The particle size analysis of lignin is shown in Figure 8. Particle size distribution of commercial lignin was between 1 and 300 μm, which is almost the same as lignin_NaOH2% and lignin_NaOH4%, while lignin_NaOH6% had the smallest particle size, from 1–30 μm. At the sample preparation step, lignin was first dispersed in deionised water and sonicated using a homogeniser at 300 rpm with various durations. Lignin_NaOH6% was sonicated for the longest time, hence the slight shift of its distribution to lower sizes. The large particle size of lignin may also be correlated to poor lignin solution in common organic solvent. It was found that lignin solution precipitated when it was stored for a longer time.

Figure 8

Particle size distribution of commercial lignin, lignin_NaOH2%, lignin_NaOH4%, and lignin_NaOH6%.

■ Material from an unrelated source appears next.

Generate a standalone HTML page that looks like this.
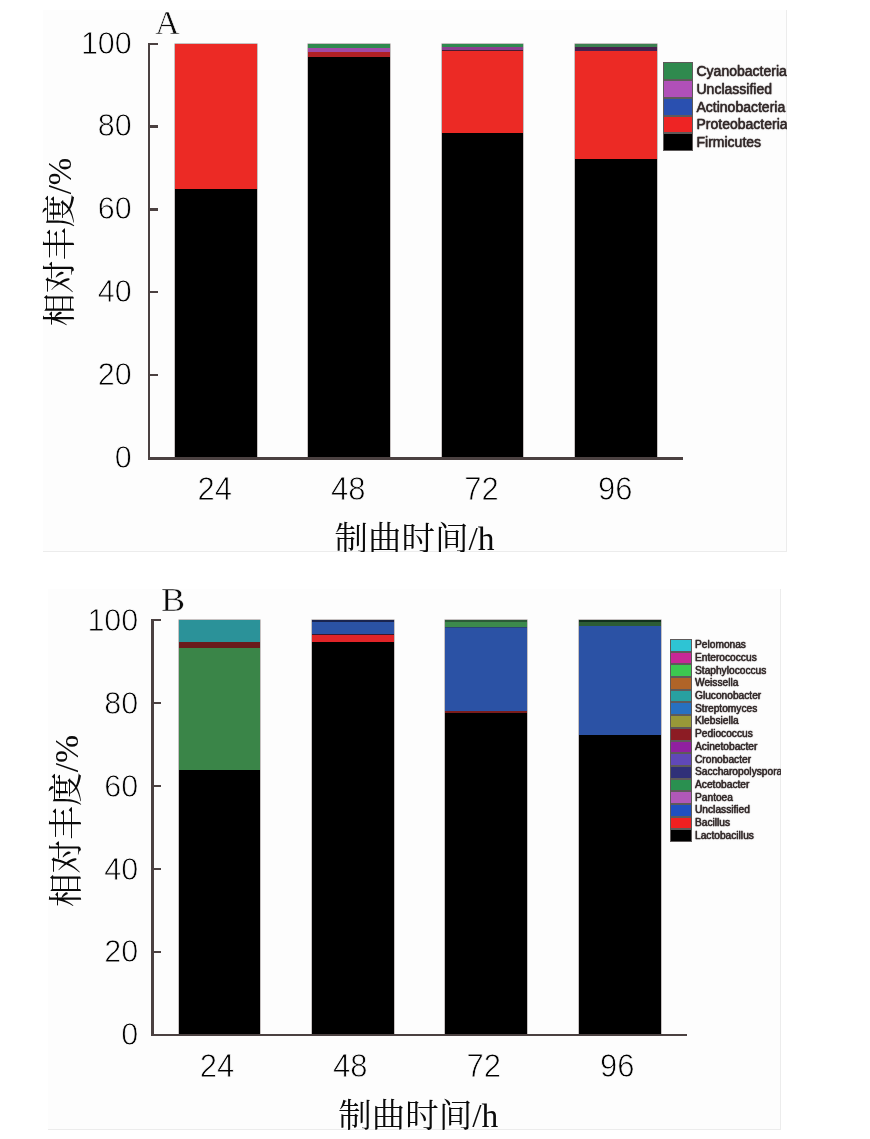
<!DOCTYPE html>
<html lang="zh"><head><meta charset="utf-8"><title>相对丰度</title>
<style>
html,body{margin:0;padding:0;background:#fff}
body{width:870px;height:1139px;position:relative;overflow:hidden;font-family:"Liberation Sans","Noto Serif CJK SC",sans-serif;color:#0a0a0a}
.panel{position:absolute;background:#fdfdfd;box-sizing:border-box;border-right:1.5px solid #ececec;border-bottom:1.5px solid #ececec}
.clip{position:absolute;overflow:hidden}
.inner{position:absolute;left:0;width:870px;height:1139px}
.bar{position:absolute;background:#000;overflow:hidden;box-shadow:0 0 0 .5px rgba(60,40,40,.55)}
.bar i{position:absolute;left:0;right:0;display:block}
.ax{position:absolute;background:#4b4141}
.yt{position:absolute;width:70px;height:40px;line-height:40px;text-align:right;font-size:30.5px;white-space:nowrap;transform:scaleY(1.05);-webkit-text-stroke:.75px #fdfdfd;color:#000}
.xt{position:absolute;width:80px;height:40px;line-height:40px;text-align:center;font-size:31px;white-space:nowrap;transform:scaleY(1.05);-webkit-text-stroke:.75px #fdfdfd;color:#000}
.xl{position:absolute;height:40px;line-height:40px;font-size:33.5px;white-space:nowrap;font-family:"Liberation Serif","Noto Serif CJK SC",serif;font-weight:400}
.yl{position:absolute;width:0;height:0}
.yl span{position:absolute;left:-100px;top:-20px;width:200px;height:40px;line-height:40px;text-align:center;font-size:33px;white-space:nowrap;transform:rotate(-90deg);font-family:"Liberation Serif","Noto Serif CJK SC",serif;font-weight:400}
.lt{position:absolute;transform-origin:0 50%;-webkit-text-stroke:.5px #fdfdfd;font-family:"Liberation Serif",serif;font-size:33px;line-height:36px;height:36px;white-space:nowrap}
.sw{position:absolute;box-sizing:border-box;border:1px solid #5e5a5a}
.swb{border-width:1.2px 1.6px}
.lg{position:absolute;height:0;line-height:0;white-space:nowrap;color:#332a2a;-webkit-text-stroke:.3px #332a2a;text-shadow:0 0 .8px rgba(51,42,42,.9),0 0 1.4px rgba(60,50,50,.55)}
</style></head><body>
<div class="panel" style="left:43px;top:10px;width:744px;height:542px"></div>
<div class="clip" style="left:0;top:10px;width:787px;height:542px"><div class="inner" style="top:-10px">
<div class="bar" style="left:174.8px;top:43.8px;width:81.8px;height:414.2px">
<i style="top:-0.0px;height:145.7px;background:#ec2a25"></i>
</div>
<div class="bar" style="left:308.2px;top:43.8px;width:81.8px;height:414.2px">
<i style="top:-0.0px;height:4.2px;background:#2f8a4e"></i>
<i style="top:4.2px;height:4.4px;background:#a04aa6"></i>
<i style="top:8.6px;height:4.6px;background:#b02024"></i>
</div>
<div class="bar" style="left:441.6px;top:43.8px;width:81.8px;height:414.2px">
<i style="top:-0.0px;height:3.2px;background:#2f8a4e"></i>
<i style="top:3.2px;height:3px;background:#8a3f8e"></i>
<i style="top:6.2px;height:1.2px;background:#4a1a30"></i>
<i style="top:7.4px;height:82.1px;background:#ec2a25"></i>
</div>
<div class="bar" style="left:575.2px;top:43.8px;width:81.8px;height:414.2px">
<i style="top:-0.0px;height:2.8px;background:#3c8050"></i>
<i style="top:2.8px;height:4.9px;background:#4a1f4e"></i>
<i style="top:7.7px;height:107.9px;background:#ec2a25"></i>
</div>
<div class="ax" style="left:147.7px;top:42.6px;width:2.2px;height:417.0px"></div>
<div class="ax" style="left:147.7px;top:456.9px;width:535.3px;height:2.7px"></div>
<div class="yt" style="left:61.8px;top:435.8px">0</div>
<div class="ax" style="left:149px;top:373.96px;width:8.5px;height:2.3px"></div>
<div class="yt" style="left:61.8px;top:352.96px">20</div>
<div class="ax" style="left:149px;top:291.12px;width:8.5px;height:2.3px"></div>
<div class="yt" style="left:61.8px;top:270.12px">40</div>
<div class="ax" style="left:149px;top:208.28px;width:8.5px;height:2.3px"></div>
<div class="yt" style="left:61.8px;top:187.28px">60</div>
<div class="ax" style="left:149px;top:125.44px;width:8.5px;height:2.3px"></div>
<div class="yt" style="left:61.8px;top:104.44px">80</div>
<div class="ax" style="left:149px;top:42.6px;width:8.5px;height:2.3px"></div>
<div class="yt" style="left:61.8px;top:21.6px">100</div>
<div class="xt" style="left:174.8px;top:469.8px">24</div>
<div class="xt" style="left:308.2px;top:469.8px">48</div>
<div class="xt" style="left:441.6px;top:469.8px">72</div>
<div class="xt" style="left:575.2px;top:469.8px">96</div>
<div class="xl" style="left:334.5px;top:518.5px">制曲时间/h</div>
<div class="yl" style="left:59.6px;top:242px"><span style="font-size:33px">相对丰度/%</span></div>
<div class="lt" style="left:155.3px;top:4.5px;transform:scaleX(1.04)">A</div>
<div class="sw" style="left:662.5px;top:62.3px;width:30px;height:17.75px;background:#2f8a4e"></div>
<div class="lg" style="left:696.5px;top:71.17px;font-size:14px">Cyanobacteria</div>
<div class="sw" style="left:662.5px;top:80.05px;width:30px;height:17.75px;background:#b050b8"></div>
<div class="lg" style="left:696.5px;top:88.92px;font-size:14px">Unclassified</div>
<div class="sw" style="left:662.5px;top:97.8px;width:30px;height:17.75px;background:#2a50b0"></div>
<div class="lg" style="left:696.5px;top:106.67px;font-size:14px">Actinobacteria</div>
<div class="sw" style="left:662.5px;top:115.55px;width:30px;height:17.75px;background:#ee2424"></div>
<div class="lg" style="left:696.5px;top:124.42px;font-size:14px">Proteobacteria</div>
<div class="sw" style="left:662.5px;top:133.3px;width:30px;height:17.75px;background:#000"></div>
<div class="lg" style="left:696.5px;top:142.18px;font-size:14px">Firmicutes</div>
</div></div>
<div class="panel" style="left:48px;top:589px;width:732.5px;height:541px"></div>
<div class="clip" style="left:0;top:589px;width:780.5px;height:541px"><div class="inner" style="top:-589px">
<div class="bar" style="left:178.5px;top:620.4px;width:81.8px;height:414.2px">
<i style="top:-0.0px;height:22.1px;background:#2b9299"></i>
<i style="top:22.1px;height:6.0px;background:#6a1a1c"></i>
<i style="top:28.1px;height:121.2px;background:#3a8548"></i>
</div>
<div class="bar" style="left:311.9px;top:620.4px;width:81.8px;height:414.2px">
<i style="top:-0.0px;height:1.2px;background:#1a2450"></i>
<i style="top:1.2px;height:12px;background:#2b52a5"></i>
<i style="top:13.2px;height:1.5px;background:#3a1830"></i>
<i style="top:14.7px;height:6.5px;background:#e02428"></i>
</div>
<div class="bar" style="left:445.3px;top:620.4px;width:81.8px;height:414.2px">
<i style="top:-0.0px;height:1.2px;background:#2c5a38"></i>
<i style="top:1.2px;height:5px;background:#3c8a4c"></i>
<i style="top:6.2px;height:1.2px;background:#2a4478"></i>
<i style="top:7.4px;height:83.1px;background:#2b52a5"></i>
<i style="top:90.5px;height:1.7px;background:#7a1c1c"></i>
</div>
<div class="bar" style="left:578.9px;top:620.4px;width:81.8px;height:414.2px">
<i style="top:-0.0px;height:1.2px;background:#12301c"></i>
<i style="top:1.2px;height:4.8px;background:#2c5c34"></i>
<i style="top:6.0px;height:108.7px;background:#2b52a5"></i>
</div>
<div class="ax" style="left:151.4px;top:619.2px;width:2.2px;height:417.0px"></div>
<div class="ax" style="left:151.4px;top:1033.5px;width:535.3px;height:2.7px"></div>
<div class="yt" style="left:68.3px;top:1013.3px">0</div>
<div class="ax" style="left:152.7px;top:950.56px;width:8.5px;height:2.3px"></div>
<div class="yt" style="left:68.3px;top:930.46px">20</div>
<div class="ax" style="left:152.7px;top:867.72px;width:8.5px;height:2.3px"></div>
<div class="yt" style="left:68.3px;top:847.62px">40</div>
<div class="ax" style="left:152.7px;top:784.88px;width:8.5px;height:2.3px"></div>
<div class="yt" style="left:68.3px;top:764.78px">60</div>
<div class="ax" style="left:152.7px;top:702.04px;width:8.5px;height:2.3px"></div>
<div class="yt" style="left:68.3px;top:681.94px">80</div>
<div class="ax" style="left:152.7px;top:619.2px;width:8.5px;height:2.3px"></div>
<div class="yt" style="left:68.3px;top:599.1px">100</div>
<div class="xt" style="left:176.9px;top:1047.3px">24</div>
<div class="xt" style="left:310.3px;top:1047.3px">48</div>
<div class="xt" style="left:443.7px;top:1047.3px">72</div>
<div class="xt" style="left:577.3px;top:1047.3px">96</div>
<div class="xl" style="left:338.2px;top:1095.6px">制曲时间/h</div>
<div class="yl" style="left:66.5px;top:821.2px"><span style="font-size:33.7px">相对丰度/%</span></div>
<div class="lt" style="left:161.4px;top:581.6px;transform:scaleX(1.1)">B</div>
<div class="sw swb" style="left:669.8px;top:639.0px;width:22.7px;height:12.69px;background:#2ec4d4"></div>
<div class="lg" style="left:695px;top:645.35px;font-size:10.2px">Pelomonas</div>
<div class="sw swb" style="left:669.8px;top:651.69px;width:22.7px;height:12.69px;background:#c82896"></div>
<div class="lg" style="left:695px;top:658.04px;font-size:10.2px">Enterococcus</div>
<div class="sw swb" style="left:669.8px;top:664.38px;width:22.7px;height:12.69px;background:#3cc850"></div>
<div class="lg" style="left:695px;top:670.73px;font-size:10.2px">Staphylococcus</div>
<div class="sw swb" style="left:669.8px;top:677.07px;width:22.7px;height:12.69px;background:#b06428"></div>
<div class="lg" style="left:695px;top:683.42px;font-size:10.2px">Weissella</div>
<div class="sw swb" style="left:669.8px;top:689.76px;width:22.7px;height:12.69px;background:#28a0a0"></div>
<div class="lg" style="left:695px;top:696.11px;font-size:10.2px">Gluconobacter</div>
<div class="sw swb" style="left:669.8px;top:702.45px;width:22.7px;height:12.69px;background:#2870c0"></div>
<div class="lg" style="left:695px;top:708.8px;font-size:10.2px">Streptomyces</div>
<div class="sw swb" style="left:669.8px;top:715.14px;width:22.7px;height:12.69px;background:#989838"></div>
<div class="lg" style="left:695px;top:721.49px;font-size:10.2px">Klebsiella</div>
<div class="sw swb" style="left:669.8px;top:727.83px;width:22.7px;height:12.69px;background:#8c1c24"></div>
<div class="lg" style="left:695px;top:734.18px;font-size:10.2px">Pediococcus</div>
<div class="sw swb" style="left:669.8px;top:740.52px;width:22.7px;height:12.69px;background:#9020a0"></div>
<div class="lg" style="left:695px;top:746.87px;font-size:10.2px">Acinetobacter</div>
<div class="sw swb" style="left:669.8px;top:753.21px;width:22.7px;height:12.69px;background:#6048b8"></div>
<div class="lg" style="left:695px;top:759.56px;font-size:10.2px">Cronobacter</div>
<div class="sw swb" style="left:669.8px;top:765.9px;width:22.7px;height:12.69px;background:#303078"></div>
<div class="lg" style="left:695px;top:772.25px;font-size:10.2px">Saccharopolyspora</div>
<div class="sw swb" style="left:669.8px;top:778.59px;width:22.7px;height:12.69px;background:#2a9050"></div>
<div class="lg" style="left:695px;top:784.94px;font-size:10.2px">Acetobacter</div>
<div class="sw swb" style="left:669.8px;top:791.28px;width:22.7px;height:12.69px;background:#b058b8"></div>
<div class="lg" style="left:695px;top:797.62px;font-size:10.2px">Pantoea</div>
<div class="sw swb" style="left:669.8px;top:803.97px;width:22.7px;height:12.69px;background:#2050c0"></div>
<div class="lg" style="left:695px;top:810.32px;font-size:10.2px">Unclassified</div>
<div class="sw swb" style="left:669.8px;top:816.66px;width:22.7px;height:12.69px;background:#f02020"></div>
<div class="lg" style="left:695px;top:823.0px;font-size:10.2px">Bacillus</div>
<div class="sw swb" style="left:669.8px;top:829.35px;width:22.7px;height:12.69px;background:#000"></div>
<div class="lg" style="left:695px;top:835.7px;font-size:10.2px">Lactobacillus</div>
</div></div>
</body></html>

3.6. Thermogravimetric Analysis

Thermogravimetric analysis (TGA) was done to analyse the thermal stability of CNF, commercial lignin, and isolated lignin. The thermal characteristic results are summarised in Table 2, while the thermogravimetric traces for lignin and CNF are presented in Figure 9.

Table 2

Thermal characteristic of CNF and lignin samples.

Sample	First Decomposition		Second Decomposition		Third Decomposition
	Residual Mass (%)	Tmax (°C)	Residual Mass (%)	Tmax (°C)	Residual Mass (%)	Tmax (°C)
Lignin_NaOH2%	93.0	105.7	66.4	350.6	3.5	600.5
Lignin_NaOH4%	91.4	105.6	54.9	350.4	0.8	600.8
Lignin_NaOH6%	91.2	105.5	49.6	350.7	1.7	600.6
Commercial lignin	96.1	105.3	76.9	350.9	1.9	600.5
NFC	99.8	105.8	35.5	400.0	30.2	600.0

Figure 9

Thermogravimetric analysis curves for CNF, commercial, and isolated lignin with 10 °C/minute heating rate.

Thermogravimetric traces showed thermal degradation temperatures which were attributed to samples weight loss. In Figure 8, the lignin TGA curve showed a three-stage processing time function. First, the dehydration of samples started from room temperature to 100 °C. There was 1%–3% weight loss for isolated lignin and 4% for commercial lignin. At this stage, the moisture content in lignin was removed. Second, the thermal degradation of lignin samples was in the temperature range of 225 to 350 °C. There was almost 50% weight loss for isolated lignin, and the most prominent trend is seen for lignin_NaOH6%. However, the mass decrease for commercial lignin at this step was only approximately 25%. Finally, lignin samples lost almost all of their weight at 600 °C. There were remaining residual masses of 3.5%, 0.8%, 1.7%, and 1.9% for lignin_NaOH2%, lignin_NaOH4%, lignin_NaOH6%, and commercial lignin, respectively.

The TGA trace for CNF also shows three distinct regions. The first one was between room temperature and 100 °C where CNF was dehydrated. The second region was observed from 270 to 400 °C where there was decomposition of CNF to its monomers, D-glucopyranose. Last, decomposition was completed at 600 °C with approximately 30% carbon yield, which was higher than that of lignin. From the data, thermal decomposition of the CNF was higher than that of lignin. Increasing of the crystallinity index of material shifted the thermal decomposition to a higher temperature [37]. The same value also has been reported from different raw materials, such as Alfa fibre [38] and wood [39]. The crystalline regions of CNF act as barriers for the heat transfer, hence they improve the thermal stability of CNF [36].

4. Conclusions

Cellulose nanofibre (CNF) and lignin from palm empty fruit bunches was successfully isolated without by-product. In this study, the isolation of CNF was achieved successfully using steam explosion and lignin using soda pulping methods. It was shown that the method used is effective and efficient. CNFs have diameters between 50 and 100 nm with 72% crystallinity index. Commercial lignin was in powder form with near-spherical morphology, whereas isolated lignin has flaky and rough morphology. Particle size distributions of commercial and isolated lignin are almost the same, between 1 and 300 μm. From UV-visible analysis, lignin has aromatic rings/non-conjugated phenolic groups. Thermal properties demonstrated that CNF has higher thermal stability than lignin associated with high crystallinity of CNF (72%). It can be concluded that lignin and CNF of PEFB have the potential to be used as precursors for carbon fibre and reinforcement materials.